# Freaking COLD!!!



## MY MIKADO (Apr 7, 2006)

Dang the last two days have been so cold here. I can hardly stand it. My house is not well insulated so I am sitting here in the kitchen wrapped in a blanket and wishing I hand better gloves so I could type with them on. It says it is 58 degrees in here and it is -39 outside. Hopefully it will start to warm up like they say it will do today. It is suppose to be around zero by this afternoon.


----------



## apbtmom76 (Nov 4, 2008)

omg Sharon that is just toooo cold, I hope for you and all that it does warm up, woke up yesterday morning it was like 58 out, an hour later it had dropped 20 degrees and was windy this morning, it was 24 when we woke up. blehhh

((hugs))


----------



## MY MIKADO (Apr 7, 2006)

That is cold but I would take it. Yesterday the wind coming off the lake was brutal. I thought my face was going to fall off it was soooo cold out there.


----------



## apbtmom76 (Nov 4, 2008)

oh shoot no, see I am again a firm beleiver that skinny people shouldn't do the cold weather, my happy white butt will stay ehre and suffer with the cold I have here,  But you and Miss V can come visit


----------



## MY MIKADO (Apr 7, 2006)

Thanks for the offer but with gas at 3.09 a gallon I am not seeng that happening any time too soon. Plus I like to keep myself here in MN I love my state it is so beauitful cold and all.


----------



## apbtmom76 (Nov 4, 2008)

oh yes Minnesota is a beautiful state, have been thru a few times, love to go thru there during fall, gorgeous. And gas is 2.93 a gallon here, but I do understand, I drive a v-8, lmaooo. One day


----------



## william williamson (Feb 26, 2006)

balmy,73 last night,and low 80's now,in the sun,may go wet a line and swim at the beach with the dogs.


----------



## apbtmom76 (Nov 4, 2008)

at you WW, not fair lol


----------



## MY MIKADO (Apr 7, 2006)

cold = ...no bugs, no sweat, no sand in place that there should be no sand.

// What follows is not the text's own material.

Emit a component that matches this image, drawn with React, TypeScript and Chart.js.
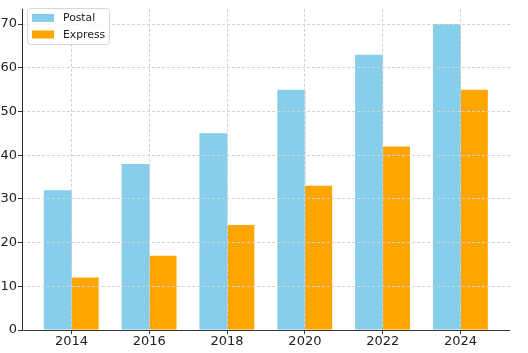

warmth =....no scraping ice, playing with the dogs and sand sticking in place that should not have sand.

Boy that is a hard choice to make. I guess I hate sand enough to take the cold. lol


----------



## apbtmom76 (Nov 4, 2008)

lmaooo Sharon, I don't mind the sand, I did live in Hawaii for a couple of years, now that is where sand is all the time, omg is never gone, ever, lol. But I do understand, guess being a southerner my body is not used to the weather up there, I remember when I lived in PA when I was a teen, omg was like the worst winter in about 30 years or something and it snowed enough to cover houses, 2-story houses, lol. No thanks


----------



## MY MIKADO (Apr 7, 2006)

I don't mind the snow at all it is the cold I have a hard time with any more. The last heat stroke I had really raised heck with my body I can not take the heat or the cold. I use to run around in the winter bare foot and no jacket not anymore.


----------



## ames (Jun 6, 2010)

why is it only 58 in your house! Whats wrong with your heat!??? Thats not healthy, it needs to be at least 64 for people to live! I mean there are laws! I once had a tenant tell me my heat was broken cause she had it on 85 and it would not get above 78 in her house, she was a trip, lemme tell ya. Worst tenant I ever had. Anyway, yeah get on that heat!! Or put your nose in your pups arm pit for warmth lol.

I dont envy your cold and feel like a wimp complaining about mine lol


----------



## william williamson (Feb 26, 2006)

ames said:


> why is it only 58 in your house! Whats wrong with your heat!??? Thats not healthy, it needs to be at least 64 for people to live! l


I live outside,it's gonna be below 50,it's been 24 then 29 and several 30 ish nights.
I've been homeless in A houston winter storm,and then in Fayetteville GA 2 years ago when they had some bad feb. weather.


----------



## MY MIKADO (Apr 7, 2006)

It was 58 degrees in here because my house has poor insulation. I have tried to fix it the best I can but I don't have a lot of mney I do what I can. We have survived worse than this. It also makes you appreciate all that you do have. At least I am not homeless. I had fod and a car and my dogs plus blankets lots of them.


----------



## Padlock (Nov 19, 2010)

MY MIKADO said:


> Dang the last two days have been so cold here. I can hardly stand it. My house is not well insulated so I am sitting here in the kitchen wrapped in a blanket and wishing I hand better gloves so I could type with them on. It says it is 58 degrees in here and it is -39 outside. Hopefully it will start to warm up like they say it will do today. It is suppose to be around zero by this afternoon.


wow,..thats insane! it got to -9 here the night before last and
i thought that was bad. tomorrow we're getting hit with another 
8-24 inches on top of the 3-1/2 feet we got the week before.
this is one heck of a winter...i don't remember weather like this
since the late 70's.


----------



## Mach0 (Mar 28, 2010)

Padlock said:


> wow,..thats insane! it got to -9 here the night before last and
> i thought that was bad. tomorrow we're getting hit with another
> 8-24 inches on top of the 3-1/2 feet we got the week before.
> this is one heck of a winter...i don't remember weather like this
> since the late 70's.


You aren't lying- I have 2 1/2 feet In my yard right now ( that rain we had weighed it down) 
It's gonna be a crap show tonight - I don't remember having anywhere near this amount since the mid 90's.( I know I'm a young'n)


----------



## r0ckah0l1c (Jan 18, 2011)

I'm glad I moved from Minnesota to Arizona  hope it warms up for you! Unfortunately you probably can't expect too much of an improvement until March/April! what area are you from? I'm from the mankato area!


----------



## duckyp0o77 (Dec 5, 2008)

i cant imagine that kinda cold. if it even dusts here the kids get outta school lol. we're on our 9th snow day smh and its 34 degrees.. that and theres no bread, milk or eggs lol


----------